▼▼▼

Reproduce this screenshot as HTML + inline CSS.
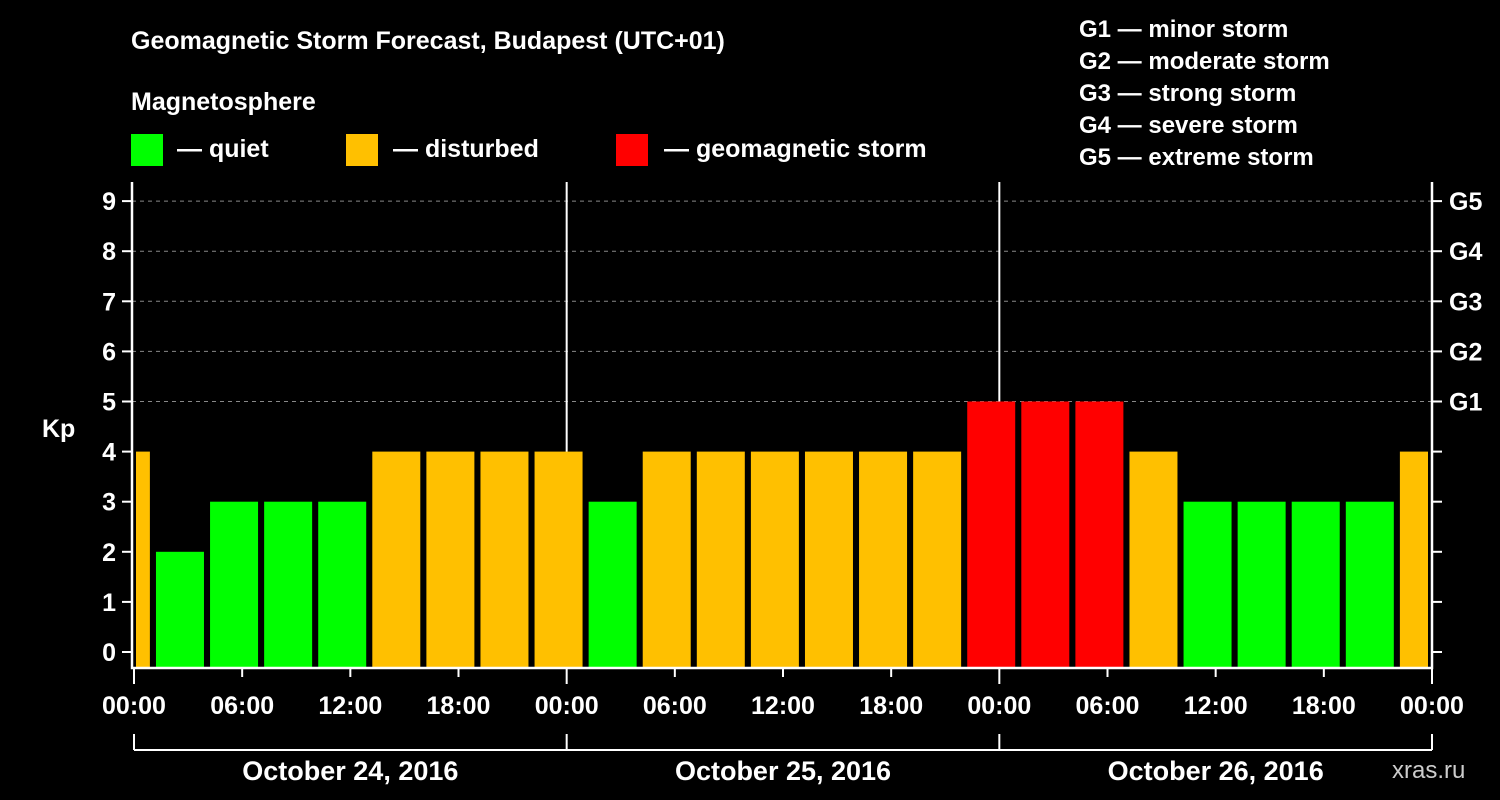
<!DOCTYPE html>
<html><head><meta charset="utf-8"><style>
html,body{margin:0;background:#000;}
svg{display:block;font-family:"Liberation Sans",Arial,sans-serif;font-weight:bold;}
</style></head><body>
<svg id="chart" width="1500" height="800" xmlns="http://www.w3.org/2000/svg">
<rect width="1500" height="800" fill="#000"/>
<text x="131" y="49" fill="#fff" font-size="25">Geomagnetic Storm Forecast, Budapest (UTC+01)</text>
<text x="131" y="110" fill="#fff" font-size="25">Magnetosphere</text>
<g><rect x="131" y="134" width="32" height="32" fill="#00ff00"/><text x="177" y="157" fill="#fff" font-size="25">— quiet</text></g>
<g><rect x="346" y="134" width="32" height="32" fill="#ffc000"/><text x="393" y="157" fill="#fff" font-size="25">— disturbed</text></g>
<g><rect x="616" y="134" width="32" height="32" fill="#ff0000"/><text x="664" y="157" fill="#fff" font-size="25">— geomagnetic storm</text></g>
<g fill="#fff" font-size="24">
<text x="1079" y="37">G1 — minor storm</text>
<text x="1079" y="69">G2 — moderate storm</text>
<text x="1079" y="101">G3 — strong storm</text>
<text x="1079" y="133">G4 — severe storm</text>
<text x="1079" y="165">G5 — extreme storm</text>
</g>
<g id="grid"></g>
<g id="bars"></g>
<g id="axes"></g>
<text x="42" y="437" fill="#fff" font-size="25">Kp</text>
<text x="1392" y="778" fill="#ccc" font-size="24" font-weight="normal">xras.ru</text>
</svg>
<script>
const kpValues=[4,2,3,3,3,4,4,4,4,3,4,4,4,4,4,4,5,5,5,4,3,3,3,3,4];
const yTicks=[0,1,2,3,4,5,6,7,8,9];
const gLabels=["G1","G2","G3","G4","G5"];
const xTickLabels=["00:00","06:00","12:00","18:00","00:00","06:00","12:00","18:00","00:00","06:00","12:00","18:00","00:00"];
const dayLabels=["October 24, 2016","October 25, 2016","October 26, 2016"];
const NS="http://www.w3.org/2000/svg";
const L=132,R=1432,T=182,B=668;
const y0=652,pxPerKp=50.1;
const hourPx=(R-L-2)/72;
function yS(v){return y0-v*pxPerKp;}
function xS(h){return L+2+h*hourPx;}
function mk(tag,attrs,parent){const e=document.createElementNS(NS,tag);for(const k in attrs)e.setAttribute(k,attrs[k]);parent.appendChild(e);return e;}
const grid=document.getElementById('grid'),bars=document.getElementById('bars'),axes=document.getElementById('axes');
yTicks.forEach(v=>{if(v>=5){const l=mk('line',{x1:L,x2:R,y1:yS(v),y2:yS(v),stroke:'#888','stroke-dasharray':'4,4','stroke-width':1},grid);

}});
kpValues.forEach((v,i)=>{
 const c=xS(i*3-0.45);
 let x1=c-24,x2=c+24;x1=Math.max(x1,L+4);x2=Math.min(x2,R-4);
 const col=v>=5?'#ff0000':(v>=4?'#ffc000':'#00ff00');
 const r=mk('rect',{x:x1,y:yS(v),width:x2-x1,height:B-yS(v),fill:col},bars);
 
 
});
for(let d=1;d<3;d++){const l=mk('line',{x1:xS(d*24),x2:xS(d*24),y1:T,y2:B,stroke:'#fff','stroke-width':2},grid);

}
const frame=mk('path',{d:`M${L} ${T}V${B}H${R}V${T}`,stroke:'#fff','stroke-width':2.5,fill:'none'},axes);


yTicks.forEach(v=>{
 mk('line',{x1:L-10,x2:L,y1:yS(v),y2:yS(v),stroke:'#fff','stroke-width':2},axes);
 mk('line',{x1:R,x2:R+10,y1:yS(v),y2:yS(v),stroke:'#fff','stroke-width':2},axes);
 const t=mk('text',{x:L-16,y:yS(v)+9,fill:'#fff','font-size':25,'text-anchor':'end'},axes);t.textContent=v;
 
 
});
gLabels.forEach((g,i)=>{const t=mk('text',{x:R+17,y:yS(5+i)+9,fill:'#fff','font-size':25},axes);t.textContent=g;
 
 });
xTickLabels.forEach((s,i)=>{const x=xS(i*6);const big=i%4===0;
 mk('line',{x1:x,x2:x,y1:B,y2:B+(big?16:9),stroke:'#fff','stroke-width':2},axes);
 const t=mk('text',{x:x,y:714,fill:'#fff','font-size':25,'text-anchor':'middle'},axes);t.textContent=s;
 
 });
const br=mk('line',{x1:xS(0),x2:xS(72),y1:750,y2:750,stroke:'#fff','stroke-width':2},axes);


for(let d=0;d<=3;d++)mk('line',{x1:xS(d*24),x2:xS(d*24),y1:734,y2:750,stroke:'#fff','stroke-width':2},axes);
dayLabels.forEach((s,i)=>{const t=mk('text',{x:xS(i*24+12),y:780,fill:'#fff','font-size':27,'text-anchor':'middle'},axes);t.textContent=s;
 
 });
</script>
</body></html>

▲▲▲

- [Task prompt] Make an exact reproduction of the listing above, without any pictures.

- [Full response]
Reproduce this screenshot as HTML + inline CSS.
<!DOCTYPE html>
<html><head><meta charset="utf-8"><style>
html,body{margin:0;background:#000;}
svg{display:block;font-family:"Liberation Sans",Arial,sans-serif;font-weight:bold;}
</style></head><body>
<svg id="chart" width="1500" height="800" xmlns="http://www.w3.org/2000/svg">
<rect width="1500" height="800" fill="#000"/>
<text x="131" y="49" fill="#fff" font-size="25">Geomagnetic Storm Forecast, Budapest (UTC+01)</text>
<text x="131" y="110" fill="#fff" font-size="25">Magnetosphere</text>
<g><rect x="131" y="134" width="32" height="32" fill="#00ff00"/><text x="177" y="157" fill="#fff" font-size="25">— quiet</text></g>
<g><rect x="346" y="134" width="32" height="32" fill="#ffc000"/><text x="393" y="157" fill="#fff" font-size="25">— disturbed</text></g>
<g><rect x="616" y="134" width="32" height="32" fill="#ff0000"/><text x="664" y="157" fill="#fff" font-size="25">— geomagnetic storm</text></g>
<g fill="#fff" font-size="24">
<text x="1079" y="37">G1 — minor storm</text>
<text x="1079" y="69">G2 — moderate storm</text>
<text x="1079" y="101">G3 — strong storm</text>
<text x="1079" y="133">G4 — severe storm</text>
<text x="1079" y="165">G5 — extreme storm</text>
</g>
<g id="grid"></g>
<g id="bars"></g>
<g id="axes"></g>
<text x="42" y="437" fill="#fff" font-size="25">Kp</text>
<text x="1392" y="778" fill="#ccc" font-size="24" font-weight="normal">xras.ru</text>
</svg>
<script>
const kpValues=[4,2,3,3,3,4,4,4,4,3,4,4,4,4,4,4,5,5,5,4,3,3,3,3,4];
const yTicks=[0,1,2,3,4,5,6,7,8,9];
const gLabels=["G1","G2","G3","G4","G5"];
const xTickLabels=["00:00","06:00","12:00","18:00","00:00","06:00","12:00","18:00","00:00","06:00","12:00","18:00","00:00"];
const dayLabels=["October 24, 2016","October 25, 2016","October 26, 2016"];
const NS="http://www.w3.org/2000/svg";
const L=132,R=1432,T=182,B=668;
const y0=652,pxPerKp=50.1;
const hourPx=(R-L-2)/72;
function yS(v){return y0-v*pxPerKp;}
function xS(h){return L+2+h*hourPx;}
function mk(tag,attrs,parent){const e=document.createElementNS(NS,tag);for(const k in attrs)e.setAttribute(k,attrs[k]);parent.appendChild(e);return e;}
const grid=document.getElementById('grid'),bars=document.getElementById('bars'),axes=document.getElementById('axes');
yTicks.forEach(v=>{if(v>=5){const l=mk('line',{x1:L,x2:R,y1:yS(v),y2:yS(v),stroke:'#888','stroke-dasharray':'4,4','stroke-width':1},grid);

}});
kpValues.forEach((v,i)=>{
 const c=xS(i*3-0.45);
 let x1=c-24,x2=c+24;x1=Math.max(x1,L+4);x2=Math.min(x2,R-4);
 const col=v>=5?'#ff0000':(v>=4?'#ffc000':'#00ff00');
 const r=mk('rect',{x:x1,y:yS(v),width:x2-x1,height:B-yS(v),fill:col},bars);
 
 
});
for(let d=1;d<3;d++){const l=mk('line',{x1:xS(d*24),x2:xS(d*24),y1:T,y2:B,stroke:'#fff','stroke-width':2},grid);

}
const frame=mk('path',{d:`M${L} ${T}V${B}H${R}V${T}`,stroke:'#fff','stroke-width':2.5,fill:'none'},axes);


yTicks.forEach(v=>{
 mk('line',{x1:L-10,x2:L,y1:yS(v),y2:yS(v),stroke:'#fff','stroke-width':2},axes);
 mk('line',{x1:R,x2:R+10,y1:yS(v),y2:yS(v),stroke:'#fff','stroke-width':2},axes);
 const t=mk('text',{x:L-16,y:yS(v)+9,fill:'#fff','font-size':25,'text-anchor':'end'},axes);t.textContent=v;
 
 
});
gLabels.forEach((g,i)=>{const t=mk('text',{x:R+17,y:yS(5+i)+9,fill:'#fff','font-size':25},axes);t.textContent=g;
 
 });
xTickLabels.forEach((s,i)=>{const x=xS(i*6);const big=i%4===0;
 mk('line',{x1:x,x2:x,y1:B,y2:B+(big?16:9),stroke:'#fff','stroke-width':2},axes);
 const t=mk('text',{x:x,y:714,fill:'#fff','font-size':25,'text-anchor':'middle'},axes);t.textContent=s;
 
 });
const br=mk('line',{x1:xS(0),x2:xS(72),y1:750,y2:750,stroke:'#fff','stroke-width':2},axes);


for(let d=0;d<=3;d++)mk('line',{x1:xS(d*24),x2:xS(d*24),y1:734,y2:750,stroke:'#fff','stroke-width':2},axes);
dayLabels.forEach((s,i)=>{const t=mk('text',{x:xS(i*24+12),y:780,fill:'#fff','font-size':27,'text-anchor':'middle'},axes);t.textContent=s;
 
 });
</script>
</body></html>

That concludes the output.